Following the case of Russell West v Gary Taylor-Duncan & Ors  handed down on 12 September 2013, I thought a brief post on Civil Restraint Orders might be called for. In my experience, these orders are being sought more frequently. However, one must be careful to ensure that they are applying for the correct type of order and that they pass the relevant hurdles. It can be all too tempting to apply for the most extensive order too soon.
- A Limited Civil Restraint Order binds the Claimant from making further applications in the index claim without first obtaining permission.
- An Extended Civil Restraint Order (which is not the most “extensive” order, despite what the name may suggest) prevents the litigant from issuing further applications or claims.
- Lastly, the General Civil Restraint Order prevents the litigant from issuing any claim or application in any of the specified courts without first obtaining permission.
It is long since accepted that these orders do not infringe Article 6 of the European Convention on Human Rights because it does not bar the subject of the order from litigating; it simply limits their freedom to litigate so that they must obtain permission before issuing.
It is often tempting to rush for the General Civil Restraint Order.
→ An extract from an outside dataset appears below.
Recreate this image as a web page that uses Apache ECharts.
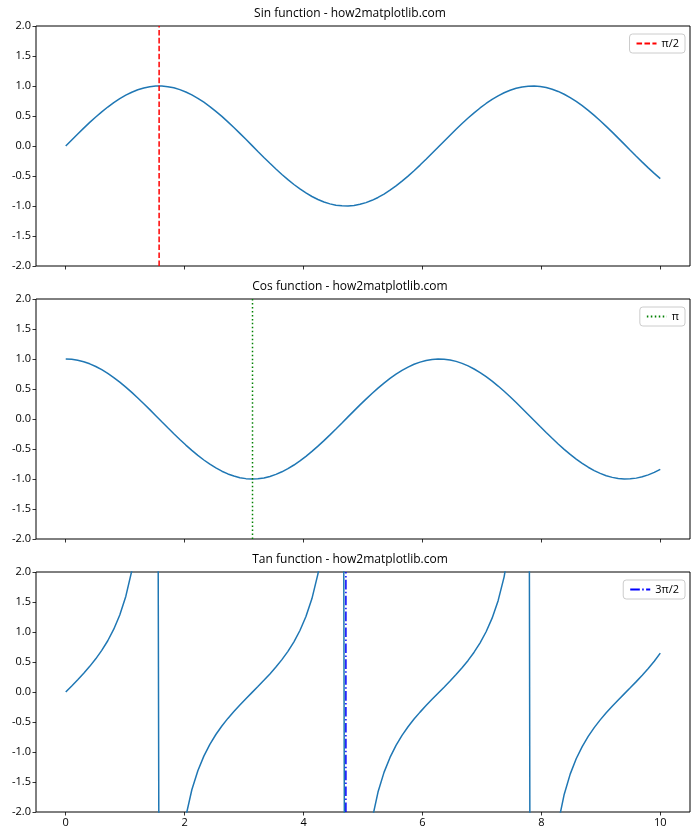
<!DOCTYPE html>
<html>
<head>
<meta charset="utf-8">
<script src="https://cdn.jsdelivr.net/npm/echarts@6/dist/echarts.min.js"></script>
<style>html,body{margin:0;padding:0;background:#fff}#c{width:700px;height:840px}</style>
</head>
<body>
<div id="c"></div>
<script>
const xs = [0,0.10101,0.20202,0.30303,0.40404,0.50505,0.60606,0.70707,0.80808,0.90909,1.0101,1.11111,1.21212,1.31313,1.41414,1.51515,1.61616,1.71717,1.81818,1.91919,2.0202,2.12121,2.22222,2.32323,2.42424,2.52525,2.62626,2.72727,2.82828,2.92929,3.0303,3.13131,3.23232,3.33333,3.43434,3.53535,3.63636,3.73737,3.83838,3.93939,4.0404,4.14141,4.24242,4.34343,4.44444,4.54545,4.64646,4.74747,4.84848,4.94949,5.05051,5.15152,5.25253,5.35354,5.45455,5.55556,5.65657,5.75758,5.85859,5.9596,6.06061,6.16162,6.26263,6.36364,6.46465,6.56566,6.66667,6.76768,6.86869,6.9697,7.07071,7.17172,7.27273,7.37374,7.47475,7.57576,7.67677,7.77778,7.87879,7.9798,8.08081,8.18182,8.28283,8.38384,8.48485,8.58586,8.68687,8.78788,8.88889,8.9899,9.09091,9.19192,9.29293,9.39394,9.49495,9.59596,9.69697,9.79798,9.89899,10];
const sinY = [0,0.10084,0.20065,0.29841,0.39314,0.48385,0.56963,0.64961,0.72296,0.78894,0.84689,0.89619,0.93636,0.96699,0.98775,0.99845,0.99897,0.98931,0.96956,0.93992,0.90071,0.85231,0.79522,0.73003,0.65739,0.57805,0.49282,0.40257,0.30821,0.21071,0.11106,0.01028,-0.0906,-0.19057,-0.28858,-0.38366,-0.47483,-0.56116,-0.64176,-0.71583,-0.78259,-0.84138,-0.89159,-0.93271,-0.96432,-0.9861,-0.99783,-0.99938,-0.99075,-0.97202,-0.94338,-0.90512,-0.85764,-0.80141,-0.73701,-0.6651,-0.58641,-0.50174,-0.41187,-0.31797,-0.22074,-0.12127,-0.02055,0.08037,0.18047,0.27873,0.37415,0.46576,0.55262,0.63385,0.70861,0.77615,0.83578,0.88688,0.92895,0.96155,0.98434,0.9971,0.99969,0.9921,0.97438,0.94674,0.90945,0.86288,0.80752,0.74392,0.67274,0.5947,0.51061,0.4213,0.3277,0.23076,0.13147,0.03083,-0.07011,-0.17035,-0.26884,-0.3646,-0.45664,-0.54402];
const cosY = [1,0.9949,0.97966,0.95444,0.91948,0.87515,0.8219,0.76027,0.69089,0.61446,0.53178,0.44367,0.35104,0.25483,0.15602,0.05562,-0.04535,-0.14585,-0.24487,-0.34139,-0.43443,-0.52304,-0.60632,-0.68342,-0.75355,-0.816,-0.87013,-0.91539,-0.95132,-0.97755,-0.99381,-0.99995,-0.99589,-0.98167,-0.95745,-0.92347,-0.88008,-0.82771,-0.7669,-0.69828,-0.62254,-0.54045,-0.45285,-0.36063,-0.26474,-0.16616,-0.06588,0.03507,0.13567,0.23489,0.33172,0.42515,0.51426,0.59812,0.67588,0.74676,0.81002,0.86502,0.91268,0.9481,0.97533,0.99262,0.99979,0.99676,0.98358,0.96037,0.92737,0.88491,0.83343,0.77346,0.7056,0.63055,0.54907,0.46199,0.37021,0.27465,0.17629,0.07613,-0.0248,-0.12549,-0.22489,-0.322,-0.41582,-0.50541,-0.58985,-0.66827,-0.73988,-0.80394,-0.85982,-0.90692,-0.94478,-0.97301,-0.99132,-0.99952,-0.99754,-0.98538,-0.96318,-0.93116,-0.88965,-0.83907];
const tanY = [0,0.10136,0.20482,0.31265,0.42757,0.55288,0.69307,0.85445,1.04642,1.28396,1.59256,2.01995,2.6674,3.7946,6.3309,17.951,-22.03,-6.7831,-3.9595,-2.7532,-2.0733,-1.6295,-1.3116,-1.0682,-0.87239,-0.7084,-0.56637,-0.43978,-0.32398,-0.21555,-0.11175,-0.01028,0.09097,0.19413,0.3014,0.41546,0.53953,0.67797,0.83682,1.02513,1.25709,1.55682,1.96884,2.5863,3.6425,5.9346,15.146,-28.497,-7.3026,-4.1382,-2.8439,-2.129,-1.6677,-1.3399,-1.0904,-0.89065,-0.72394,-0.58003,-0.45128,-0.33538,-0.22632,-0.12217,-0.02055,0.08063,0.18348,0.29023,0.40345,0.52634,0.66307,0.8195,1.00427,1.23091,1.52218,1.9197,2.5092,3.501,5.5836,13.097,-40.31,-7.9058,-4.3327,-2.9402,-2.1871,-1.7073,-1.369,-1.1132,-0.90926,-0.73973,-0.59386,-0.46454,-0.34685,-0.23716,-0.13262,-0.03084,0.07028,0.17288,0.27912,0.39155,0.51328,0.64836];
const vlineX = [1.5707963, 3.1415927, 4.712389];
const vlineNames = ['π/2', 'π', '3π/2'];
const titles = ['Sin function - how2matplotlib.com', 'Cos function - how2matplotlib.com', 'Tan function - how2matplotlib.com'];
const xTicks = [0, 2, 4, 6, 8, 10];
const yRange = [-2, 2];

const FONT = '"Open Sans", "Noto Sans", sans-serif';
const curves = [sinY, cosY, tanY];
const vColors = ['#ff0000', '#008000', '#0000ff'];
const vDash = [[5.55, 2.4], [1.5, 2.475], [9.6, 2.4, 1.5, 2.4]];
const tops = [26, 299, 572];
const H = 240;

const grids = [], xAxes = [], yAxes = [], series = [], legends = [], graphics = [];
for (let k = 0; k < 3; k++) {
  grids.push({left: 36, right: 10, top: tops[k], height: H, show: true, borderColor: '#000', borderWidth: 1, backgroundColor: 'transparent', containLabel: false});
  xAxes.push({
    type: 'value', gridIndex: k, min: -0.5, max: 10.5, position: 'bottom',
    axisLine: {show: false, onZero: false},
    splitLine: {show: false},
    axisTick: {show: true, inside: false, length: 3.5, lineStyle: {color: '#000', width: 0.8}, customValues: xTicks},
    axisLabel: {show: k === 2, customValues: xTicks, color: '#000', fontFamily: FONT, fontSize: 11, margin: 5}
  });
  yAxes.push({
    type: 'value', gridIndex: k, min: yRange[0], max: yRange[1], interval: 0.5, position: 'left',
    axisLine: {show: false, onZero: false},
    splitLine: {show: false},
    axisTick: {show: true, inside: false, length: 3.5, lineStyle: {color: '#000', width: 0.8}},
    axisLabel: {color: '#000', fontFamily: FONT, fontSize: 11, margin: 5, formatter: v => v.toFixed(1)}
  });
  series.push({
    type: 'line', xAxisIndex: k, yAxisIndex: k, name: 'curve' + k,
    data: xs.map((x, i) => [x, curves[k][i]]),
    showSymbol: false, symbol: 'none', clip: true,
    lineStyle: {color: '#1f77b4', width: 1.5}, itemStyle: {color: '#1f77b4'},
    animation: false, z: 2
  });
  series.push({
    type: 'line', xAxisIndex: k, yAxisIndex: k, name: vlineNames[k],
    data: [[vlineX[k], yRange[0]], [vlineX[k], yRange[1]]],
    showSymbol: false, symbol: 'none', clip: true,
    lineStyle: {color: vColors[k], width: 1.5, type: vDash[k]}, itemStyle: {color: vColors[k]},
    animation: false, z: 3
  });
  legends.push({
    data: [vlineNames[k]],
    right: 15, top: tops[k] + 8,
    orient: 'vertical',
    backgroundColor: '#fff', borderColor: '#cccccc', borderWidth: 1, borderRadius: 3,
    padding: [4, 6, 4, 6],
    itemWidth: 20, itemHeight: 10, itemGap: 4,
    itemStyle: {opacity: 0},
    textStyle: {color: '#000', fontFamily: FONT, fontSize: 11}
  });
  graphics.push({
    type: 'text', left: 'center', top: tops[k] - 18,
    style: {text: titles[k], fill: '#000', font: '12px ' + FONT}
  });
}

const chart = echarts.init(document.getElementById('c'), null, {renderer: 'canvas'});
chart.setOption({
  animation: false,
  backgroundColor: '#fff',
  grid: grids, xAxis: xAxes, yAxis: yAxes, series: series, legend: legends,
  graphic: graphics
});
</script>
</body>
</html>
But these orders are made in very limited circumstances. The case of West v Taylor-Duncan (2013) helpfully demonstrates the point.
Mr West had persistently issued unmeritorious claims and re-litigated matters. The Court had no trouble concluding that a Civil Restraint Order of some kind was appropriate.
The Court carefully reviewed the seven unmeritorious claims and found that there was a “common thread” between them – thus suggesting that an Extended CRO was appropriate. Indeed, in some respects there was a significant overlap between the claims (in terms of cause of action and the facts), which is why the Master had stated that some of them were wholly without merit.
On behalf of the Defendants it was argued that some of the claims were wider than the index claim, and sought a General Civil Restraint order on the basis that Mr West was now issuing claims based on a wider factual and legal basis. The Court found that there was some force in the Defendants’ argument that some of the claims went wider than the index claim. However, the matter was borderline and the court had to be satisfied that an extended Civil Restraint Order would not be appropriate in order to make a General CRO. There was no doubt that if Mr West continued in the same vein and brought wholly without merit claims not caught by an Extended CRO, a General CRO would suitable; however, it was not yet appropriate. Accordingly, Mr West was made subject to an Extended CRO.
This illustrates that you must be prepared for the court to closely examine the earlier claims and applications (simply evidencing that the claims were struck as totally without merit is not sufficient), and you must satisfy the court that the less extensive order is not sufficient.
If the Extended CRO proves insufficent, it remains open to you to make a further application for a General CRO during the course of the Extended CRO, concerning any matter involving and/or relating to and/or touching upon and/or leading to the index proceedings without first obtaining permission. This could mean more time, cost and energy - but you just might get there in the end!